## Problem
Set down the full listing exactly as given. Any pictures are to be left out.

Rows from a dataset
++++++++
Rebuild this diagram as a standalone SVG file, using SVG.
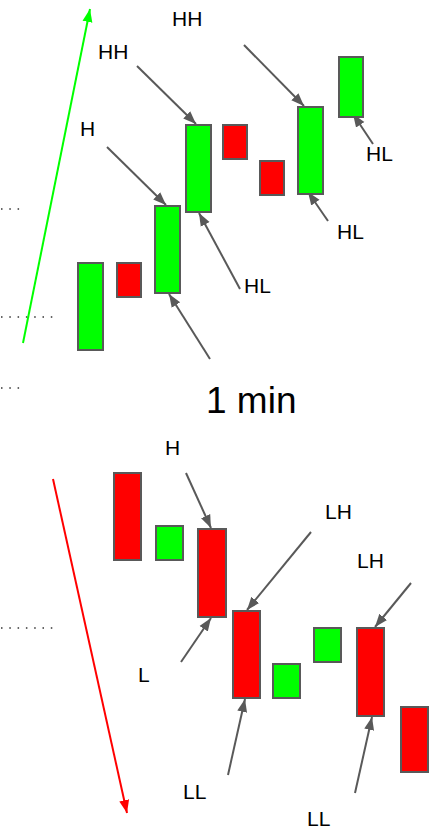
<svg xmlns="http://www.w3.org/2000/svg" width="432" height="833" viewBox="0 0 432 833">
<style>
.g{fill:#00ff00;stroke:#595959;stroke-width:2}
.r{fill:#ff0000;stroke:#595959;stroke-width:2}
.a{stroke:#595959;stroke-width:2;fill:none;marker-end:url(#ah)}
.t{font-family:"Liberation Sans",Arial,sans-serif;font-size:21px;fill:#000}
.d{stroke:#666;stroke-width:2;stroke-dasharray:1.5 6.8;fill:none}
</style>
<defs>
<marker id="ah" markerUnits="userSpaceOnUse" markerWidth="14" markerHeight="12" viewBox="0 0 14 12" refX="13" refY="6" orient="auto"><path d="M0,1 L13,6 L0,11 Z" fill="#595959"/></marker>
<marker id="ag" markerUnits="userSpaceOnUse" markerWidth="14" markerHeight="12" viewBox="0 0 14 12" refX="13" refY="6" orient="auto"><path d="M0,1 L13,6 L0,11 Z" fill="#00ff00"/></marker>
<marker id="ar" markerUnits="userSpaceOnUse" markerWidth="14" markerHeight="12" viewBox="0 0 14 12" refX="13" refY="6" orient="auto"><path d="M0,1 L13,6 L0,11 Z" fill="#ff0000"/></marker>
</defs>
<g id="dots">
<line class="d" x1="1" y1="209" x2="22" y2="209"/>
<line class="d" x1="1" y1="317" x2="55" y2="317"/>
<line class="d" x1="1" y1="388" x2="22" y2="388"/>
<line class="d" x1="1" y1="628" x2="55" y2="628"/>
</g>
<g id="connectors">
<line x1="23" y1="343" x2="90" y2="9" stroke="#00ff00" stroke-width="2" marker-end="url(#ag)"/>
<line x1="53" y1="479" x2="127" y2="813" stroke="#ff0000" stroke-width="2" marker-end="url(#ar)"/>
<line class="a" x1="137" y1="66" x2="196" y2="124"/>
<line class="a" x1="107" y1="147" x2="166" y2="205"/>
<line class="a" x1="244" y1="45" x2="304" y2="106"/>
<line class="a" x1="373" y1="144" x2="353" y2="114"/>
<line class="a" x1="328" y1="221" x2="308" y2="192"/>
<line class="a" x1="240" y1="289" x2="199" y2="213"/>
<line class="a" x1="210" y1="359" x2="169" y2="294"/>
<line class="a" x1="186" y1="473" x2="211" y2="528"/>
<line class="a" x1="181" y1="662" x2="211" y2="618"/>
<line class="a" x1="311" y1="532" x2="247" y2="610"/>
<line class="a" x1="411" y1="583" x2="375" y2="627"/>
<line class="a" x1="228" y1="775" x2="245" y2="699"/>
<line class="a" x1="355" y1="793" x2="372" y2="717"/>
</g>
<g id="c1"><rect class="g" x="78" y="263" width="25" height="87"/></g>
<g id="c2"><rect class="r" x="117" y="263" width="24" height="34"/></g>
<g id="c3"><rect class="g" x="155" y="206" width="25" height="87"/></g>
<g id="c4"><rect class="g" x="186" y="125" width="25" height="87"/></g>
<g id="c5"><rect class="r" x="223" y="125" width="24" height="34"/></g>
<g id="c6"><rect class="r" x="260" y="161" width="24" height="34"/></g>
<g id="c7"><rect class="g" x="298" y="107" width="25" height="87"/></g>
<g id="c8"><rect class="g" x="339" y="57" width="24" height="60"/></g>
<g id="b1"><rect class="r" x="114" y="473" width="27" height="87"/></g>
<g id="b2"><rect class="g" x="156" y="526" width="27" height="34"/></g>
<g id="b3"><rect class="r" x="198" y="529" width="28" height="88"/></g>
<g id="b4"><rect class="r" x="233" y="611" width="27" height="87"/></g>
<g id="b5"><rect class="g" x="273" y="664" width="27" height="34"/></g>
<g id="b6"><rect class="g" x="314" y="628" width="27" height="34"/></g>
<g id="b7"><rect class="r" x="357" y="628" width="27" height="88"/></g>
<g id="b8"><rect class="r" x="401" y="707" width="27" height="65"/></g>
<g id="labels">
<text class="t" x="172" y="26">HH</text>
<text class="t" x="98" y="59">HH</text>
<text class="t" x="80" y="136">H</text>
<text class="t" x="366" y="161">HL</text>
<text class="t" x="337" y="239">HL</text>
<text class="t" x="244" y="293">HL</text>
<text class="t" x="206" y="413" style="font-size:37px">1 min</text>
<text class="t" x="165" y="455">H</text>
<text class="t" x="138" y="682">L</text>
<text class="t" x="325" y="519">LH</text>
<text class="t" x="357" y="568">LH</text>
<text class="t" x="183" y="799">LL</text>
<text class="t" x="307" y="826">LL</text>
</g>
</svg>
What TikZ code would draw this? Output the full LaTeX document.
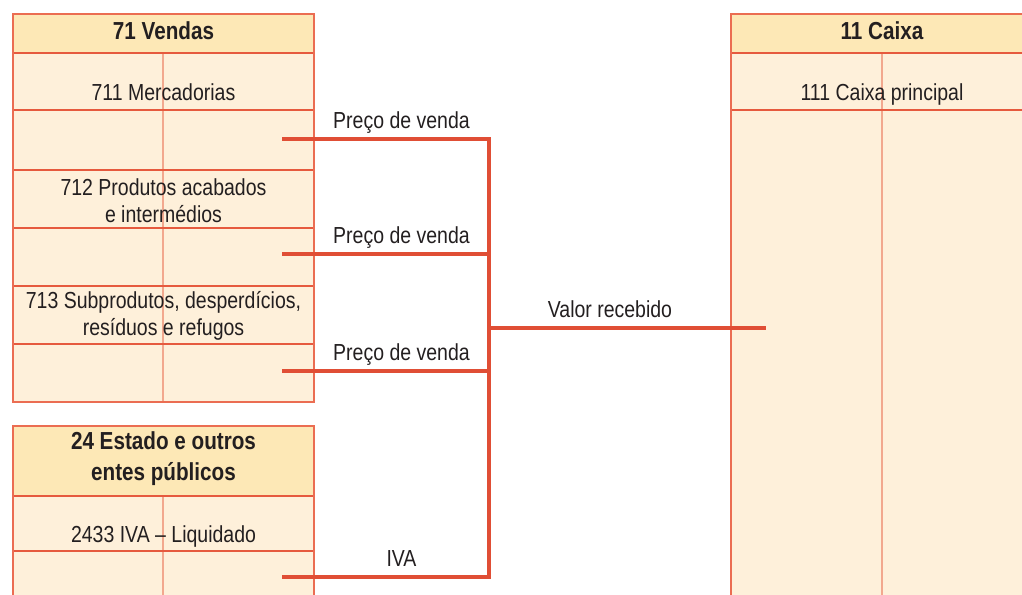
++++++++
## Written answer
Rebuild this diagram as a standalone SVG file, using SVG.
<svg xmlns="http://www.w3.org/2000/svg" width="432" height="833" viewBox="0 0 432 833">
<style>
.g{fill:#00ff00;stroke:#595959;stroke-width:2}
.r{fill:#ff0000;stroke:#595959;stroke-width:2}
.a{stroke:#595959;stroke-width:2;fill:none;marker-end:url(#ah)}
.t{font-family:"Liberation Sans",Arial,sans-serif;font-size:21px;fill:#000}
.d{stroke:#666;stroke-width:2;stroke-dasharray:1.5 6.8;fill:none}
</style>
<defs>
<marker id="ah" markerUnits="userSpaceOnUse" markerWidth="14" markerHeight="12" viewBox="0 0 14 12" refX="13" refY="6" orient="auto"><path d="M0,1 L13,6 L0,11 Z" fill="#595959"/></marker>
<marker id="ag" markerUnits="userSpaceOnUse" markerWidth="14" markerHeight="12" viewBox="0 0 14 12" refX="13" refY="6" orient="auto"><path d="M0,1 L13,6 L0,11 Z" fill="#00ff00"/></marker>
<marker id="ar" markerUnits="userSpaceOnUse" markerWidth="14" markerHeight="12" viewBox="0 0 14 12" refX="13" refY="6" orient="auto"><path d="M0,1 L13,6 L0,11 Z" fill="#ff0000"/></marker>
</defs>
<g id="dots">
<line class="d" x1="1" y1="209" x2="22" y2="209"/>
<line class="d" x1="1" y1="317" x2="55" y2="317"/>
<line class="d" x1="1" y1="388" x2="22" y2="388"/>
<line class="d" x1="1" y1="628" x2="55" y2="628"/>
</g>
<g id="connectors">
<line x1="23" y1="343" x2="90" y2="9" stroke="#00ff00" stroke-width="2" marker-end="url(#ag)"/>
<line x1="53" y1="479" x2="127" y2="813" stroke="#ff0000" stroke-width="2" marker-end="url(#ar)"/>
<line class="a" x1="137" y1="66" x2="196" y2="124"/>
<line class="a" x1="107" y1="147" x2="166" y2="205"/>
<line class="a" x1="244" y1="45" x2="304" y2="106"/>
<line class="a" x1="373" y1="144" x2="353" y2="114"/>
<line class="a" x1="328" y1="221" x2="308" y2="192"/>
<line class="a" x1="240" y1="289" x2="199" y2="213"/>
<line class="a" x1="210" y1="359" x2="169" y2="294"/>
<line class="a" x1="186" y1="473" x2="211" y2="528"/>
<line class="a" x1="181" y1="662" x2="211" y2="618"/>
<line class="a" x1="311" y1="532" x2="247" y2="610"/>
<line class="a" x1="411" y1="583" x2="375" y2="627"/>
<line class="a" x1="228" y1="775" x2="245" y2="699"/>
<line class="a" x1="355" y1="793" x2="372" y2="717"/>
</g>
<g id="c1"><rect class="g" x="78" y="263" width="25" height="87"/></g>
<g id="c2"><rect class="r" x="117" y="263" width="24" height="34"/></g>
<g id="c3"><rect class="g" x="155" y="206" width="25" height="87"/></g>
<g id="c4"><rect class="g" x="186" y="125" width="25" height="87"/></g>
<g id="c5"><rect class="r" x="223" y="125" width="24" height="34"/></g>
<g id="c6"><rect class="r" x="260" y="161" width="24" height="34"/></g>
<g id="c7"><rect class="g" x="298" y="107" width="25" height="87"/></g>
<g id="c8"><rect class="g" x="339" y="57" width="24" height="60"/></g>
<g id="b1"><rect class="r" x="114" y="473" width="27" height="87"/></g>
<g id="b2"><rect class="g" x="156" y="526" width="27" height="34"/></g>
<g id="b3"><rect class="r" x="198" y="529" width="28" height="88"/></g>
<g id="b4"><rect class="r" x="233" y="611" width="27" height="87"/></g>
<g id="b5"><rect class="g" x="273" y="664" width="27" height="34"/></g>
<g id="b6"><rect class="g" x="314" y="628" width="27" height="34"/></g>
<g id="b7"><rect class="r" x="357" y="628" width="27" height="88"/></g>
<g id="b8"><rect class="r" x="401" y="707" width="27" height="65"/></g>
<g id="labels">
<text class="t" x="172" y="26">HH</text>
<text class="t" x="98" y="59">HH</text>
<text class="t" x="80" y="136">H</text>
<text class="t" x="366" y="161">HL</text>
<text class="t" x="337" y="239">HL</text>
<text class="t" x="244" y="293">HL</text>
<text class="t" x="206" y="413" style="font-size:37px">1 min</text>
<text class="t" x="165" y="455">H</text>
<text class="t" x="138" y="682">L</text>
<text class="t" x="325" y="519">LH</text>
<text class="t" x="357" y="568">LH</text>
<text class="t" x="183" y="799">LL</text>
<text class="t" x="307" y="826">LL</text>
</g>
</svg>
What TikZ code would draw this? Output the full LaTeX document.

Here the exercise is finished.